> [Supplied data]

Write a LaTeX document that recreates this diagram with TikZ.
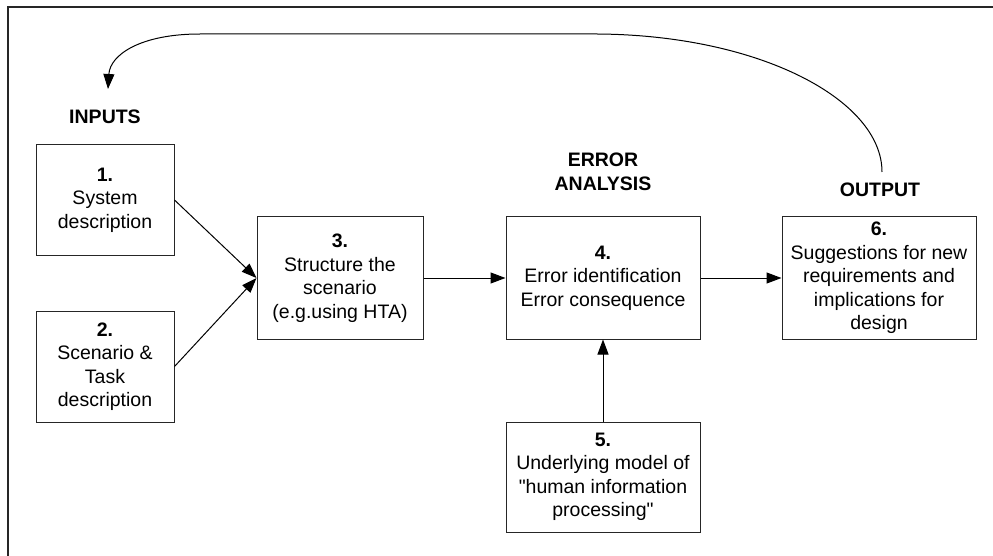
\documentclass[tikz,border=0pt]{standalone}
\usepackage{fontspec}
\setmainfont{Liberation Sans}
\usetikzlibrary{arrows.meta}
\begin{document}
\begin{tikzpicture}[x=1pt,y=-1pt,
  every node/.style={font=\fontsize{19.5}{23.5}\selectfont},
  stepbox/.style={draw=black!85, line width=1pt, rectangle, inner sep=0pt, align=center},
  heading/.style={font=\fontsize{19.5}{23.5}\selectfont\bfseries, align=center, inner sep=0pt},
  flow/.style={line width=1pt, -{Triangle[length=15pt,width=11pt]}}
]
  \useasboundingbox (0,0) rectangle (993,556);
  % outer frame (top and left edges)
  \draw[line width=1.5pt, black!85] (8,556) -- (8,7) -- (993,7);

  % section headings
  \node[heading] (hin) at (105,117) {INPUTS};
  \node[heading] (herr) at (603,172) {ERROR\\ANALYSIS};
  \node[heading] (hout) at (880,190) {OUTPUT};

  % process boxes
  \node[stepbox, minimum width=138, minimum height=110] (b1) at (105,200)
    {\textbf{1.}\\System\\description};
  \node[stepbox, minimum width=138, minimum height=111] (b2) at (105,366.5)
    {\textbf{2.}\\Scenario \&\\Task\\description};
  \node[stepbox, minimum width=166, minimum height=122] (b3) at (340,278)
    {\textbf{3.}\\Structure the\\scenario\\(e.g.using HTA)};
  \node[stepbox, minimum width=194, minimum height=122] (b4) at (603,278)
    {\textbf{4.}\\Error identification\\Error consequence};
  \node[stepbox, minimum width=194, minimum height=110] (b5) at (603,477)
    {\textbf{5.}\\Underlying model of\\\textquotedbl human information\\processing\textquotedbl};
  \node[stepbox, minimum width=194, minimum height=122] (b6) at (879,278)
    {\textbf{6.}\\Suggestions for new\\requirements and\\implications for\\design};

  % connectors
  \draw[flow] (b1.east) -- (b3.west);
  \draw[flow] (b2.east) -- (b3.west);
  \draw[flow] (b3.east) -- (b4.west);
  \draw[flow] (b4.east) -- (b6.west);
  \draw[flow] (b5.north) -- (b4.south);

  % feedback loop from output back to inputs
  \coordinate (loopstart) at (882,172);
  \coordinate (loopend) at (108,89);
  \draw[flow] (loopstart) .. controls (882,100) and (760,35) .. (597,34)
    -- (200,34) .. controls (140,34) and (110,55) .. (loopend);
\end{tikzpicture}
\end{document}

> [Do this]
Return each line exactly as written. Any picture gets left out.

> [Written reply]
Write a LaTeX document that recreates this diagram with TikZ.
\documentclass[tikz,border=0pt]{standalone}
\usepackage{fontspec}
\setmainfont{Liberation Sans}
\usetikzlibrary{arrows.meta}
\begin{document}
\begin{tikzpicture}[x=1pt,y=-1pt,
  every node/.style={font=\fontsize{19.5}{23.5}\selectfont},
  stepbox/.style={draw=black!85, line width=1pt, rectangle, inner sep=0pt, align=center},
  heading/.style={font=\fontsize{19.5}{23.5}\selectfont\bfseries, align=center, inner sep=0pt},
  flow/.style={line width=1pt, -{Triangle[length=15pt,width=11pt]}}
]
  \useasboundingbox (0,0) rectangle (993,556);
  % outer frame (top and left edges)
  \draw[line width=1.5pt, black!85] (8,556) -- (8,7) -- (993,7);

  % section headings
  \node[heading] (hin) at (105,117) {INPUTS};
  \node[heading] (herr) at (603,172) {ERROR\\ANALYSIS};
  \node[heading] (hout) at (880,190) {OUTPUT};

  % process boxes
  \node[stepbox, minimum width=138, minimum height=110] (b1) at (105,200)
    {\textbf{1.}\\System\\description};
  \node[stepbox, minimum width=138, minimum height=111] (b2) at (105,366.5)
    {\textbf{2.}\\Scenario \&\\Task\\description};
  \node[stepbox, minimum width=166, minimum height=122] (b3) at (340,278)
    {\textbf{3.}\\Structure the\\scenario\\(e.g.using HTA)};
  \node[stepbox, minimum width=194, minimum height=122] (b4) at (603,278)
    {\textbf{4.}\\Error identification\\Error consequence};
  \node[stepbox, minimum width=194, minimum height=110] (b5) at (603,477)
    {\textbf{5.}\\Underlying model of\\\textquotedbl human information\\processing\textquotedbl};
  \node[stepbox, minimum width=194, minimum height=122] (b6) at (879,278)
    {\textbf{6.}\\Suggestions for new\\requirements and\\implications for\\design};

  % connectors
  \draw[flow] (b1.east) -- (b3.west);
  \draw[flow] (b2.east) -- (b3.west);
  \draw[flow] (b3.east) -- (b4.west);
  \draw[flow] (b4.east) -- (b6.west);
  \draw[flow] (b5.north) -- (b4.south);

  % feedback loop from output back to inputs
  \coordinate (loopstart) at (882,172);
  \coordinate (loopend) at (108,89);
  \draw[flow] (loopstart) .. controls (882,100) and (760,35) .. (597,34)
    -- (200,34) .. controls (140,34) and (110,55) .. (loopend);
\end{tikzpicture}
\end{document}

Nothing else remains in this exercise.